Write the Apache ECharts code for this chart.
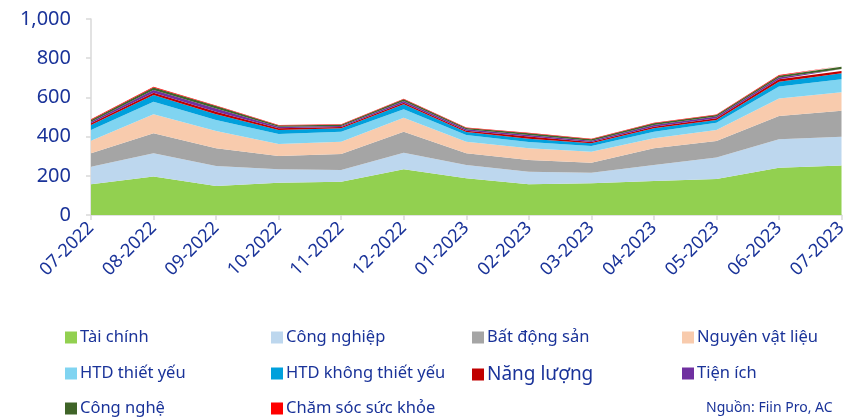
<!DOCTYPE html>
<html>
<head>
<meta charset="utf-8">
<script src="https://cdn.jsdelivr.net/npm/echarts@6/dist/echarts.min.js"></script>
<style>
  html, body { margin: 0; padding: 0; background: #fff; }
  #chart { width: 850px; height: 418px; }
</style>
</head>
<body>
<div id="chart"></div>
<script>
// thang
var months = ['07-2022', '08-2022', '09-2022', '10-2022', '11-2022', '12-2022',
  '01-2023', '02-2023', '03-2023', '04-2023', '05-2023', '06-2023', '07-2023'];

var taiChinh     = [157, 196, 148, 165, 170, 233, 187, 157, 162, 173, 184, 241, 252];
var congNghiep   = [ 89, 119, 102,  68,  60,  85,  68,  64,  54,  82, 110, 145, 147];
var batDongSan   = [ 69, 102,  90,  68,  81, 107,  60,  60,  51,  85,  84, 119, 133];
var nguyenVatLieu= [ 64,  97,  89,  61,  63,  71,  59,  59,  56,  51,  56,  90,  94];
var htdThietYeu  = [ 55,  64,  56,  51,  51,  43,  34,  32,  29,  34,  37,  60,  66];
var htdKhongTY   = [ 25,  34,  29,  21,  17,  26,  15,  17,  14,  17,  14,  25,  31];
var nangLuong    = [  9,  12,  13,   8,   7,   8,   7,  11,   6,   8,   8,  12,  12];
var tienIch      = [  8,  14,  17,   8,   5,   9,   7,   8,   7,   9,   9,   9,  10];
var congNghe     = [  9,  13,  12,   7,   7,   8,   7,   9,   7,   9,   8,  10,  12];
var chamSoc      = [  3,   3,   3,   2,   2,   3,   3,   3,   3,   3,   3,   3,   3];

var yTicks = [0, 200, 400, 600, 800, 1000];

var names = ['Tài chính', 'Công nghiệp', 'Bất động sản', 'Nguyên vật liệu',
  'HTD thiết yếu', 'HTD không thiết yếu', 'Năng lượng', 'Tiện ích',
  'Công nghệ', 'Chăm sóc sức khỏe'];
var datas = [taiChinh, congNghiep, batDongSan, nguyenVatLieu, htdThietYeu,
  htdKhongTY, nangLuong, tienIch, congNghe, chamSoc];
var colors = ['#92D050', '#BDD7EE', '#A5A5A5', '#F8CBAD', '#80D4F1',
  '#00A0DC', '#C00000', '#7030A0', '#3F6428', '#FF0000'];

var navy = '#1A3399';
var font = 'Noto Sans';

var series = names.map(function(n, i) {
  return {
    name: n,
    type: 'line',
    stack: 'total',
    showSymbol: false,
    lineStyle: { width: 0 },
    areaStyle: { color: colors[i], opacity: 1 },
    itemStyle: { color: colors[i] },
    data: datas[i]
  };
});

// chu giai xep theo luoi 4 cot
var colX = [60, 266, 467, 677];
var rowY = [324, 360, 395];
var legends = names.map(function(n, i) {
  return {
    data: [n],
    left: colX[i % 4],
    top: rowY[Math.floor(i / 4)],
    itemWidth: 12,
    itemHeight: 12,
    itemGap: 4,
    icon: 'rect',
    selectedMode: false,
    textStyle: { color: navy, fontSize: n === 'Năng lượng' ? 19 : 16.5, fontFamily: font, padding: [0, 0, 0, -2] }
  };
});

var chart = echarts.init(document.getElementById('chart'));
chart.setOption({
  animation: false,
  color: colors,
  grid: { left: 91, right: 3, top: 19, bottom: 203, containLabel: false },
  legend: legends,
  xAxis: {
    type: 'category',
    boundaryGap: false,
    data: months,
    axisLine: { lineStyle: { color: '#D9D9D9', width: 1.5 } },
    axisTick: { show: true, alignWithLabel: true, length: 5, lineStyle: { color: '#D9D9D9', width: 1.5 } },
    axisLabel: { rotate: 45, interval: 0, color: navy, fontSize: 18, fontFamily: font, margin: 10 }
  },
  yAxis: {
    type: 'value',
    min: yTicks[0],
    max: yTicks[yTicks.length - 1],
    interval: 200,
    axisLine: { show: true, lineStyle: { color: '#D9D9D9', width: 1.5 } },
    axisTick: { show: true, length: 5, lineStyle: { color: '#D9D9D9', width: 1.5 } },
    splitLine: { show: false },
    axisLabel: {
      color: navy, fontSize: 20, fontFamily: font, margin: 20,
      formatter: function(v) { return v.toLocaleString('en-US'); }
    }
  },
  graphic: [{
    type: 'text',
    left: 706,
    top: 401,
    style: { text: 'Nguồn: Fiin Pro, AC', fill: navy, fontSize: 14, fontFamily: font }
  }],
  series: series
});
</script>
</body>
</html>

--- What the task asks ---
From the material above, copy everything exactly but the pictures.

--- Complete response ---
Write the Apache ECharts code for this chart.
<!DOCTYPE html>
<html>
<head>
<meta charset="utf-8">
<script src="https://cdn.jsdelivr.net/npm/echarts@6/dist/echarts.min.js"></script>
<style>
  html, body { margin: 0; padding: 0; background: #fff; }
  #chart { width: 850px; height: 418px; }
</style>
</head>
<body>
<div id="chart"></div>
<script>
// thang
var months = ['07-2022', '08-2022', '09-2022', '10-2022', '11-2022', '12-2022',
  '01-2023', '02-2023', '03-2023', '04-2023', '05-2023', '06-2023', '07-2023'];

var taiChinh     = [157, 196, 148, 165, 170, 233, 187, 157, 162, 173, 184, 241, 252];
var congNghiep   = [ 89, 119, 102,  68,  60,  85,  68,  64,  54,  82, 110, 145, 147];
var batDongSan   = [ 69, 102,  90,  68,  81, 107,  60,  60,  51,  85,  84, 119, 133];
var nguyenVatLieu= [ 64,  97,  89,  61,  63,  71,  59,  59,  56,  51,  56,  90,  94];
var htdThietYeu  = [ 55,  64,  56,  51,  51,  43,  34,  32,  29,  34,  37,  60,  66];
var htdKhongTY   = [ 25,  34,  29,  21,  17,  26,  15,  17,  14,  17,  14,  25,  31];
var nangLuong    = [  9,  12,  13,   8,   7,   8,   7,  11,   6,   8,   8,  12,  12];
var tienIch      = [  8,  14,  17,   8,   5,   9,   7,   8,   7,   9,   9,   9,  10];
var congNghe     = [  9,  13,  12,   7,   7,   8,   7,   9,   7,   9,   8,  10,  12];
var chamSoc      = [  3,   3,   3,   2,   2,   3,   3,   3,   3,   3,   3,   3,   3];

var yTicks = [0, 200, 400, 600, 800, 1000];

var names = ['Tài chính', 'Công nghiệp', 'Bất động sản', 'Nguyên vật liệu',
  'HTD thiết yếu', 'HTD không thiết yếu', 'Năng lượng', 'Tiện ích',
  'Công nghệ', 'Chăm sóc sức khỏe'];
var datas = [taiChinh, congNghiep, batDongSan, nguyenVatLieu, htdThietYeu,
  htdKhongTY, nangLuong, tienIch, congNghe, chamSoc];
var colors = ['#92D050', '#BDD7EE', '#A5A5A5', '#F8CBAD', '#80D4F1',
  '#00A0DC', '#C00000', '#7030A0', '#3F6428', '#FF0000'];

var navy = '#1A3399';
var font = 'Noto Sans';

var series = names.map(function(n, i) {
  return {
    name: n,
    type: 'line',
    stack: 'total',
    showSymbol: false,
    lineStyle: { width: 0 },
    areaStyle: { color: colors[i], opacity: 1 },
    itemStyle: { color: colors[i] },
    data: datas[i]
  };
});

// chu giai xep theo luoi 4 cot
var colX = [60, 266, 467, 677];
var rowY = [324, 360, 395];
var legends = names.map(function(n, i) {
  return {
    data: [n],
    left: colX[i % 4],
    top: rowY[Math.floor(i / 4)],
    itemWidth: 12,
    itemHeight: 12,
    itemGap: 4,
    icon: 'rect',
    selectedMode: false,
    textStyle: { color: navy, fontSize: n === 'Năng lượng' ? 19 : 16.5, fontFamily: font, padding: [0, 0, 0, -2] }
  };
});

var chart = echarts.init(document.getElementById('chart'));
chart.setOption({
  animation: false,
  color: colors,
  grid: { left: 91, right: 3, top: 19, bottom: 203, containLabel: false },
  legend: legends,
  xAxis: {
    type: 'category',
    boundaryGap: false,
    data: months,
    axisLine: { lineStyle: { color: '#D9D9D9', width: 1.5 } },
    axisTick: { show: true, alignWithLabel: true, length: 5, lineStyle: { color: '#D9D9D9', width: 1.5 } },
    axisLabel: { rotate: 45, interval: 0, color: navy, fontSize: 18, fontFamily: font, margin: 10 }
  },
  yAxis: {
    type: 'value',
    min: yTicks[0],
    max: yTicks[yTicks.length - 1],
    interval: 200,
    axisLine: { show: true, lineStyle: { color: '#D9D9D9', width: 1.5 } },
    axisTick: { show: true, length: 5, lineStyle: { color: '#D9D9D9', width: 1.5 } },
    splitLine: { show: false },
    axisLabel: {
      color: navy, fontSize: 20, fontFamily: font, margin: 20,
      formatter: function(v) { return v.toLocaleString('en-US'); }
    }
  },
  graphic: [{
    type: 'text',
    left: 706,
    top: 401,
    style: { text: 'Nguồn: Fiin Pro, AC', fill: navy, fontSize: 14, fontFamily: font }
  }],
  series: series
});
</script>
</body>
</html>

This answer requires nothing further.